COMMENTS: More & More Medicine

All three networks went healthcare happy for their feature coverage: ABC on Big Pharma, CBS on genetics and NBC on alternative medicine.

NBC's was the most interesting as Robert Bazell filed the final, and superior, instalment of his three-parter The Mind Body Connection. Monday, Bazell offered us a walk-through the lavish Integrative Medicine Center at Duke Unversity where patients pay $3,000 for a wellness evaluation. Tuesday, he told us that "mindful eating" is better than a weight-loss diet for handling the hormonal factors controling our appetite. Now meet Shin Lin, a biophysicist at UCal-Irvine, who is using hi-tech medical monitoring to track the physiological effects of T'ai Chi, the meditation exercise developed in Hunan Province some 450 years ago. Lin uses Doppler laser to measure the blood flow through the extremities; electrodes for brain waves--and claims to detect "tiny amounts of light emissions" as the body goes through its exercise ritual.
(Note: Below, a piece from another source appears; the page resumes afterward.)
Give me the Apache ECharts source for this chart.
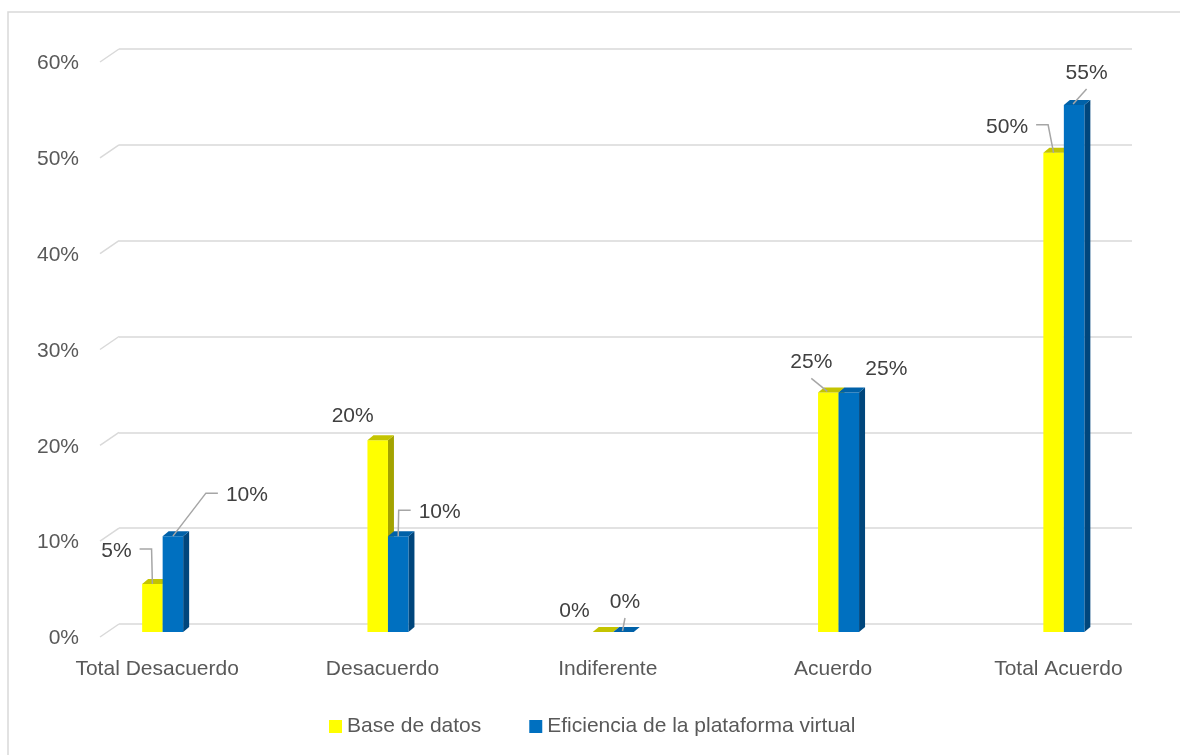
<!DOCTYPE html>
<html>
<head>
<meta charset="utf-8">
<title>Base de datos / Eficiencia de la plataforma virtual</title>
<script src="https://cdn.jsdelivr.net/npm/echarts@6/dist/echarts.min.js"></script>
<style>
  html, body { margin: 0; padding: 0; background: #ffffff; }
  #chart { width: 1180px; height: 755px; }
</style>
</head>
<body>
<div id="chart"></div>
<script>
// ---- data ----
const categories = ['Total Desacuerdo', 'Desacuerdo', 'Indiferente', 'Acuerdo', 'Total Acuerdo'];
const seriesNames = ['Base de datos', 'Eficiencia de la plataforma virtual'];
const baseDeDatos = [0.05, 0.20, 0.00, 0.25, 0.50];
const eficiencia = [0.10, 0.10, 0.00, 0.25, 0.55];
const yTicks = [0, 0.1, 0.2, 0.3, 0.4, 0.5, 0.6];

// ---- label placement: offset of the label centre from the bar top, and leader style ----
const yellowLabelPlacement = [[-36, -33, 'side'], [-25, -24, null], [-28.5, -21, null], [-17, -30, 'below'], [-46.5, -26, 'side']];
const blueLabelPlacement = [[74, -41, 'side'], [41.5, -24, 'side'], [1.5, -30, 'below'], [37.5, -23, null], [12.5, -32, 'below']];

const FONT_FAMILY = '"Liberation Sans", Arial, sans-serif';
const FONT_SIZE = 21;
const AXIS_TEXT = '#595959';
const LABEL_TEXT = '#404040';
const GRID_LINE = '#d9d9d9';
const LEADER = '#a6a6a6';
const DEPTH = [6, -5];

const yellowPalette = { front: '#FFFF00', top: '#C4C400', side: '#A3A300' };
const bluePalette = { front: '#0070C0', top: '#0061A8', side: '#00467C' };

const pct = v => Math.round(v * 100) + '%';

const measureCtx = document.createElement('canvas').getContext('2d');
measureCtx.font = FONT_SIZE + 'px ' + FONT_FAMILY;
const textWidth = s => measureCtx.measureText(s).width;

// 3D-looking column: front face, right side face and top face, plus its value label
function barRenderer(sideSign, palette, placement) {
  return function (params, api) {
    const ci = api.value(0);
    const v = api.value(1);
    const base = api.coord([ci, 0]);
    const top = api.coord([ci, v]);
    const band = api.size([1, 0])[0];
    const w = band * 0.091;
    const x0 = sideSign < 0 ? base[0] - w : base[0];
    const x1 = x0 + w;
    const yb = base[1];
    const yt = top[1];
    const dx = DEPTH[0], dy = DEPTH[1];
    const children = [];
    children.push({
      type: 'polygon',
      shape: { points: [[x1, yt], [x1 + dx, yt + dy], [x1 + dx, yb + dy], [x1, yb]] },
      style: { fill: palette.side }
    });
    if (yb - yt > 0.5) {
      children.push({
        type: 'rect',
        shape: { x: x0, y: yt, width: w, height: yb - yt },
        style: { fill: palette.front }
      });
    }
    children.push({
      type: 'polygon',
      shape: { points: [[x0, yt], [x0 + dx, yt + dy], [x1 + dx, yt + dy], [x1, yt]] },
      style: { fill: palette.top }
    });

    // value label
    const p = placement[params.dataIndex];
    const ax = (x0 + x1) / 2;
    const ay = yt;
    const lx = ax + p[0];
    const ly = ay + p[1];
    const txt = pct(v);
    const tw = textWidth(txt);
    if (p[2] === 'side') {
      let pts;
      if (lx < ax) {
        const sx = lx + tw / 2 + 8;
        pts = [[sx, ly - 2], [sx + 12, ly - 2], [ax, ay]];
      } else {
        const sx = lx - tw / 2 - 8;
        pts = [[sx, ly - 2], [sx - 12, ly - 2], [ax, ay]];
      }
      children.push({ type: 'polyline', shape: { points: pts }, style: { stroke: LEADER, lineWidth: 1.5, fill: null } });
    } else if (p[2] === 'below') {
      children.push({
        type: 'line',
        shape: { x1: lx, y1: ly + 16, x2: ax - 1, y2: ay - 1 },
        style: { stroke: LEADER, lineWidth: 1.5 }
      });
    }
    children.push({
      type: 'text',
      x: lx,
      y: ly,
      style: {
        text: txt,
        fill: LABEL_TEXT,
        font: FONT_SIZE + 'px ' + FONT_FAMILY,
        align: 'center',
        verticalAlign: 'middle'
      }
    });
    return { type: 'group', children: children };
  };
}

// short slanted segment joining each gridline on the back wall to the floor edge
function wallRenderer(params, api) {
  const p = api.coord([0, api.value(1)]);
  return {
    type: 'line',
    shape: { x1: p[0] - 19, y1: p[1] + 13, x2: p[0], y2: p[1] },
    style: { stroke: GRID_LINE, lineWidth: 1.5 }
  };
}

const chart = echarts.init(document.getElementById('chart'), null, { renderer: 'canvas' });

chart.setOption({
  animation: false,
  backgroundColor: '#ffffff',
  textStyle: { fontFamily: FONT_FAMILY },
  graphic: [{
    type: 'rect',
    shape: { x: 8, y: 12, width: 1300, height: 900 },
    style: { fill: null, stroke: GRID_LINE, lineWidth: 1.5 },
    silent: true,
    z: -10
  }],
  legend: {
    data: seriesNames,
    left: 324,
    top: 711,
    itemWidth: 13,
    itemHeight: 13,
    itemGap: 48,
    icon: 'rect',
    textStyle: { color: AXIS_TEXT, fontSize: FONT_SIZE, fontFamily: FONT_FAMILY }
  },
  grid: [
    { left: 119, right: 48, top: 49, bottom: 131 },
    { left: 50, right: 3.5, top: 57, bottom: 123 }
  ],
  xAxis: [
    { type: 'value', gridIndex: 0, min: 0, max: 1, show: false },
    {
      type: 'category',
      gridIndex: 1,
      data: categories,
      axisLine: { show: false },
      axisTick: { show: false },
      axisLabel: {
        interval: 0,
        color: AXIS_TEXT,
        fontSize: FONT_SIZE,
        fontFamily: FONT_FAMILY,
        margin: 27,
        padding: [0, 11, 0, 0]
      }
    }
  ],
  yAxis: [
    {
      type: 'value',
      gridIndex: 0,
      min: 0,
      max: 0.6,
      interval: 0.1,
      axisLine: { show: false },
      axisTick: { show: false },
      splitLine: { lineStyle: { color: GRID_LINE, width: 1.5 } },
      axisLabel: {
        formatter: pct,
        color: AXIS_TEXT,
        fontSize: FONT_SIZE,
        fontFamily: FONT_FAMILY,
        margin: 40,
        verticalAlign: 'top',
        lineHeight: 29
      }
    },
    { type: 'value', gridIndex: 1, min: 0, max: 0.6, interval: 0.1, show: false, splitLine: { show: false } }
  ],
  series: [
    {
      name: 'wall',
      type: 'custom',
      xAxisIndex: 0,
      yAxisIndex: 0,
      silent: true,
      renderItem: wallRenderer,
      data: yTicks.map(v => [0, v]),
      z: 1
    },
    {
      name: seriesNames[0],
      type: 'custom',
      xAxisIndex: 1,
      yAxisIndex: 1,
      itemStyle: { color: yellowPalette.front },
      renderItem: barRenderer(-1, yellowPalette, yellowLabelPlacement),
      data: baseDeDatos.map((v, i) => [i, v]),
      z: 2
    },
    {
      name: seriesNames[1],
      type: 'custom',
      xAxisIndex: 1,
      yAxisIndex: 1,
      itemStyle: { color: bluePalette.front },
      renderItem: barRenderer(1, bluePalette, blueLabelPlacement),
      data: eficiencia.map((v, i) => [i, v]),
      z: 3
    }
  ]
});
</script>
</body>
</html>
On CBS, we saw part two of Your DNA Destiny, a series on genetic testing to screen for high risks of inherited diseases. Tuesday, anchor Katie Couric introduced us to an unlucky family whose bloodline carries Lynch Syndrome. Those with the syndrome have an 80% chance of being afflicted with colon cancer, compared with a 6% chance for the rest of us. Couric introduced us to Gretchen Robertson, a 38-year-old who tested positive, and then delivered similar bad news to her brother John. "The good news is that colon cancer is 90% curable if found early," was Couric's consolation. Nancy Cordes brought us part two on the growing industry of commercial genome screening test kit makers. Cordes consulted the experts and came up with this caveat: "The industry promises more than science can currently deliver because many genes are poor predictors of whether or not you will actually get a disease. Lifestyle and environmental factors also play a major role."

On ABC's A Closer Look, John Donvan investigated the depressing tale of Connie Loughman that her daughter Jackie has publicized on YouTube. Loughman is a terminal pancreatic cancer patient who is ineligible for clinical trials of an experimental medicine developed by GenVec called TNFerade because she had participated in another earlier experiment. Loughman applied to GenVec for a so-called "compassionate use" waiver but GenVec turned her down. Donvan called it "not an uncommon dilemma." If that compassionate TNFerade had been granted and had happened to harm Loughman, he explained, "the FDA could slow the entire approval process to investigate, costing GenVec money and potentially thousands of people from getting a drug that otherwise would be ready."